More significant evidence was discovered during the latest excavations. A large circular stone structure was found directly under the surface of the platform, indicating a much earlier phase of the settlement in the early Bronze Age, third millennium BC.

“We obtained a clarification of the plan of the Early Bronze Age structure: it is a large circular structure, located on what would have been the highest point on the hilltop, with concentric walls and a diameter in the order of 12 metres,” Avanzini said, adding: “It is a monumental tomb. Partial human remains have been found; there are sufficient long bones to show that it had been placed in a flexed position.”

The archaeologists also found a number of other interesting finds nearby, including beads, bronze pin and a white stone mace-head. The structure foundations lie directly on the bedrock; the structure has been covered by the iron mud-brick surface.

On its east side, which represents the steepest slope of the hill, the site features a large buttress built against the outside wall. Preliminary clearing on the slope, Avanzini said, had already revealed a substantial wall from the top of the hill. “The buttress and the wall reveal that these most probably date back to the Bronze Age. During further removal of collapsed stones, a possible door through the tower wall has been revealed. In front of the door, two alignments of huge natural stones could indicate the way to enter into the fortified site,” she added.

The large amount of artefacts revealed during the excavations — stone and bronze tools, pottery vessels, votive objects, in particular snakes, as well as constructional technique of mud-brick and stone structure of Salut, she stressed, were a proof of the historical importance of the site in the history of Oman. “The archaeological relevance of Salut resides both in its developed fortification and monumental architecture and in the use of a sophisticated irrigation system known as Aflaj,” the Italian archaeologist said.
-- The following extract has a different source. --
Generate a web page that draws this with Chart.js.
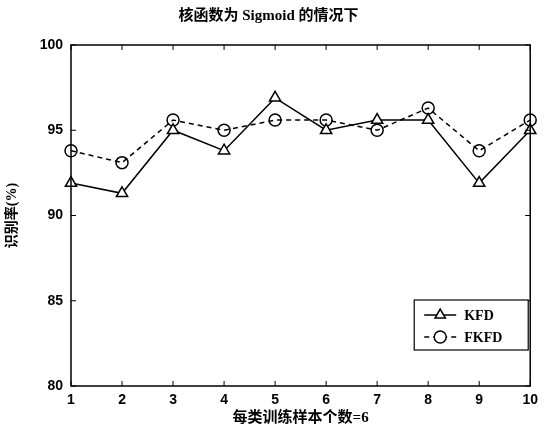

Speaking about excavations in the Khor Rori ‘Sumhuram’ site in Dhofar, Avanzini said a restoration campaign there from October 11 to December 11 focused on three areas considered strategic — the outer city walls, facing the entrance of the site, the gate complex and the main structures of the ‘Monumental Building’.

Confining her briefing to the monumental building, she said it was characterised by a clear ‘cultic function’. Along all the walls of the room ran low benches and at each corner of the room stood a squared feature. At its southern end, the area is closed by a sort of little altar. “This altar is U-shaped and two little decorated pillars stand near the eastern corner, bearing the image of a snake. From this room the most interesting finding of the last campaign came out…   A stone sculpture of a complete human head, from the surface. It is the first human head discovered in Sumhuram. The original function is supposed to be funerary, but the piece has been re-employed.”

The scientists also came across a tall incense burner (l5.5 cm) with high-truncated pyramidal-shaped base. The base is decorated with projecting and recessing panels, with slightly winding snakes. On the frontal face of the cubic element is depicted the astral motif made from the crescent moon with a disk inside. The lateral faces present an eagle with opened wings and a feline (panther),” she pointed out.

“A tall incense burner (15 cm) complete except for three of the four decorative elements was placed in the corner. All the four faces are decorated,” Avanzini said. Besides the composite shape, the most interesting feature, she added, was that the decoration on face 2 consisted of three animals — a lion and two ibexes.